With the release of Kaldehim Wizards effective (re-)introduced the concept/mechanic of “spell trample” and it’s one that, as a design space, I really like. It fits really well with red, and having it on more spells would really shore up a weakness for red, which is that frequently spells deal “too much” damage, and it seems kind of wasteful. In some sense, it doesn’t really matter, if you cast terror on a creature with 4 toughness or 3 toughness or 7 toughness it dies, if you cast a lightning bolt at a 2 toughness creature it dies, and you’re trading one care for one card, just like with the terror. But it feels wasteful. I also think the idea of dealing excess damage over what’s needed to kill a creature to a controller makes sense, though I’m sure in standard it would be extremely problematic and push red as an archetype really far.
For commander, I think it would increase red’s viability to have less wasteful ways of doing damage. Some great Red board clear and mass damage cards like Earthquake or other staples become lackluster because white (and black) have multiple “destroy all creatures” spells which simply don’t care about toughness and don’t have to pay a premium to remove larger creatures. Red has a number of spells at decent mana cost that deal damage and will clear out utility creatures, but many of these spells top out at 2 damage, and WotC has been printing a lot of commanders with a big fat ass and no power, to make them rather difficult to clear off the board. Commanders or cards printed into commanders that benefit from having more efficient mass damage around would go a long way to leveling this playing field. Right now, if I want consistent board clears I look at white, rather than red, which is sort of backwards if you consider what the color pie is supposed to be.
If we want to build around doing mass damage, Boros has a number of cards that punish your opponents when they take damage:
Stuffy doll and Brash taunter are invulnerable, which is nice. There’s also Fiendlash, which effectively gives your creatures the same ability.
Boros has another little mechanic going, which is damage reduction to your permanents. It’s only on a couple of cards, unfortunately:
Finally, the deck has another sub-theme. It gives creatures to your opponents. This can be a bit dangerous: If you hand creatures to an aristocrats deck, you’ll be in a fair amount of trouble, or really any deck that has ways to sacrifice creatures as fuel. Thankfully a lot of these cards let you choose who gets the creatures.
These are in the deck so that your opponents will have creatures to spell trample if you can resolve Toralf, God of Fury or Aegar, the Freezing Flame. Aegar will just let you draw a ton of cards, but Toralf and a Star of Extinction or a Blasphemous Act should be game.

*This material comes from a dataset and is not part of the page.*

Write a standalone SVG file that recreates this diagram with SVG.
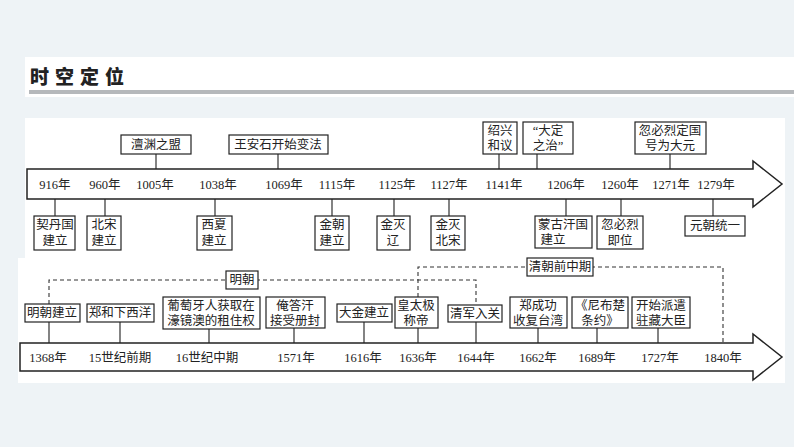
<svg xmlns="http://www.w3.org/2000/svg" width="794" height="447" viewBox="0 0 794 447">
<style>
text{font-family:"Liberation Serif","Noto Sans CJK SC",serif;font-size:12.5px;fill:#222;text-anchor:middle}
.b{fill:#fff;stroke:#222;stroke-width:1.2}
.ln{stroke:#333;stroke-width:1.2;fill:none}
.d{stroke:#333;stroke-width:1.1;fill:none;stroke-dasharray:4 3}
.ar{fill:#fff;stroke:#222;stroke-width:1.5}
</style>
<rect width="794" height="447" fill="#eef3f6"/>
<rect x="25" y="57" width="769" height="40" fill="#fff"/>
<rect x="25" y="118" width="760" height="140" fill="#fff"/>
<rect x="18" y="258" width="767" height="125" fill="#fff"/>
<text x="30" y="84" style="font-family:'Noto Sans CJK SC',sans-serif;font-weight:900;font-size:19px;text-anchor:start;letter-spacing:6px">时空定位</text>
<rect x="29" y="90" width="765" height="4" fill="#b5b8bb"/>
<g id="connectors">
<path class="ln" d="M156 154V169M278 154V169M499 154V169M537 154V169M670 154V169M55 199V216M105 199V216M215 199V216M332 199V216M394 199V216M449 199V216M566 199V216M621 199V216M713 199V216"/>
<path class="ln" d="M49 322V343M120 322V343M209 329V343M294 328V343M364 322V343M418 328V343M476 322V343M538 328V343M597 328V343M658 328V343"/>
<path class="d" d="M49 304V280H476V305M418 297V267H723V343"/>
</g>
<g id="axis1"><path class="ar" d="M27 169H753V161L782 184L753 207V199H27Z"/>
<text x="55" y="189">916年</text><text x="105" y="189">960年</text><text x="155" y="189">1005年</text><text x="218" y="189">1038年</text><text x="284" y="189">1069年</text><text x="337" y="189">1115年</text><text x="397" y="189">1125年</text><text x="449" y="189">1127年</text><text x="504" y="189">1141年</text><text x="566" y="189">1206年</text><text x="620" y="189">1260年</text><text x="671" y="189">1271年</text><text x="716" y="189">1279年</text></g>
<g id="axis2"><path class="ar" d="M20 343H753V334L782 357L753 380V371H20Z"/>
<text x="48" y="362">1368年</text><text x="120" y="362">15世纪前期</text><text x="207" y="362">16世纪中期</text><text x="296" y="362">1571年</text><text x="363" y="362">1616年</text><text x="418" y="362">1636年</text><text x="476" y="362">1644年</text><text x="538" y="362">1662年</text><text x="597" y="362">1689年</text><text x="660" y="362">1727年</text><text x="723" y="362">1840年</text></g>
<g id="n1"><rect class="b" x="121" y="135" width="70" height="19"/><text x="156" y="149">澶渊之盟</text></g>
<g id="n2"><rect class="b" x="229" y="135" width="99" height="19"/><text x="278" y="149">王安石开始变法</text></g>
<g id="n3"><rect class="b" x="483" y="122" width="34" height="32"/><text x="500" y="135">绍兴</text><text x="500" y="150">和议</text></g>
<g id="n4"><rect class="b" x="523" y="122" width="50" height="32"/><text x="548" y="135">“大定</text><text x="548" y="150">之治”</text></g>
<g id="n5"><rect class="b" x="635" y="122" width="71" height="32"/><text x="670" y="135">忽必烈定国</text><text x="670" y="150">号为大元</text></g>
<g id="n6"><rect class="b" x="34" y="216" width="41" height="34"/><text x="55" y="229">契丹国</text><text x="55" y="245">建立</text></g>
<g id="n7"><rect class="b" x="87" y="216" width="34" height="34"/><text x="104" y="229">北宋</text><text x="104" y="245">建立</text></g>
<g id="n8"><rect class="b" x="197" y="216" width="35" height="34"/><text x="214" y="229">西夏</text><text x="214" y="245">建立</text></g>
<g id="n9"><rect class="b" x="315" y="216" width="34" height="34"/><text x="332" y="229">金朝</text><text x="332" y="245">建立</text></g>
<g id="n10"><rect class="b" x="377" y="216" width="33" height="34"/><text x="393" y="229">金灭</text><text x="393" y="245">辽</text></g>
<g id="n11"><rect class="b" x="431" y="216" width="34" height="34"/><text x="448" y="229">金灭</text><text x="448" y="245">北宋</text></g>
<g id="n12"><rect class="b" x="535" y="216" width="57" height="32"/><text x="563" y="229">蒙古汗国</text><text x="553" y="244">建立</text></g>
<g id="n13"><rect class="b" x="597" y="216" width="46" height="33"/><text x="620" y="229">忽必烈</text><text x="620" y="245">即位</text></g>
<g id="n14"><rect class="b" x="685" y="216" width="60" height="20"/><text x="715" y="230">元朝统一</text></g>
<g id="m0"><rect class="b" x="226" y="271" width="32" height="18"/><text x="242" y="284">明朝</text></g>
<g id="q0"><rect class="b" x="527" y="258" width="66" height="18"/><text x="560" y="271">清朝前中期</text></g>
<g id="m1"><rect class="b" x="25" y="304" width="55" height="18"/><text x="52" y="317">明朝建立</text></g>
<g id="m2"><rect class="b" x="87" y="304" width="67" height="18"/><text x="120" y="317">郑和下西洋</text></g>
<g id="m3"><rect class="b" x="163" y="297" width="97" height="32"/><text x="211" y="310">葡萄牙人获取在</text><text x="211" y="325">濠镜澳的租住权</text></g>
<g id="m4"><rect class="b" x="266" y="297" width="59" height="31"/><text x="295" y="310">俺答汗</text><text x="295" y="325">接受册封</text></g>
<g id="m5"><rect class="b" x="337" y="304" width="55" height="18"/><text x="364" y="317">大金建立</text></g>
<g id="m6"><rect class="b" x="395" y="297" width="43" height="31"/><text x="416" y="310">皇太极</text><text x="416" y="325">称帝</text></g>
<g id="m7"><rect class="b" x="448" y="305" width="54" height="17"/><text x="475" y="318">清军入关</text></g>
<g id="m8"><rect class="b" x="510" y="297" width="57" height="31"/><text x="538" y="310">郑成功</text><text x="538" y="325">收复台湾</text></g>
<g id="m9"><rect class="b" x="572" y="297" width="56" height="31"/><text x="600" y="310">《尼布楚</text><text x="600" y="325">条约》</text></g>
<g id="m10"><rect class="b" x="632" y="297" width="58" height="31"/><text x="661" y="310">开始派遣</text><text x="661" y="325">驻藏大臣</text></g>
</svg>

There are a lot of rocks, because this deck has quite a few high casting cost spells and x-spells to just dump mana into. Normally I wouldn’t advise using 4 mana value rocks like this, but it’s a 4 mana commander, and your big spells require a huge jump in mana cost, these should let you get there.
Ruhan is in the deck mostly for color identity, but he fits perfectly. He’s a giant, so combos with the other giants that are you main win-con alongside cards like Quakebringer or Thundercloud Shaman or Calamity Bearer. As a 7/7 who auto-attacks, he ought to start chopping into your opponent’s life totals quickly, and he’s got a big enough butt to survive earthquakes and things you’ll be casting.
Several of the X-spells themselves are instants: Fault Line, Magmaquake, and Starstorm, which is really nice, but this deck is kind of a haymaker deck, and you’ll generally be casting a big creature then trying to resolve a big spell on the next turn. This is definitely unfortunate and definitely de-powers the deck, but a commander that attacks at random aren’t exactly the sign of an extremely powerful deck. I think this ought to slot in nicely at mid-range, though it will have some spectacularly good games and others that won’t. Relying on interactions between unusual sub-themes is difficult using singleton cards. An early Varchild’s War-Riders and then drawing into a Toralf, God of Fury and a Blasphemous Act should be an easy game-winner, but there’ll also be times you just don’t have that, or that you’re even handing creatures to your opponent’s deck which desperately needs creatures to sacrifice.
There’s also simply not a lot of tutors or card draw in the deck, so you’re basically relying on getting what you need from top-decking for the most part, and relying on the inherent interactions between the cards. I think that’s totally fine for some games at the LGS. Creating this deck has inspired me to create another one, with a similar theme, that will ultimately be far more controlled and consistent.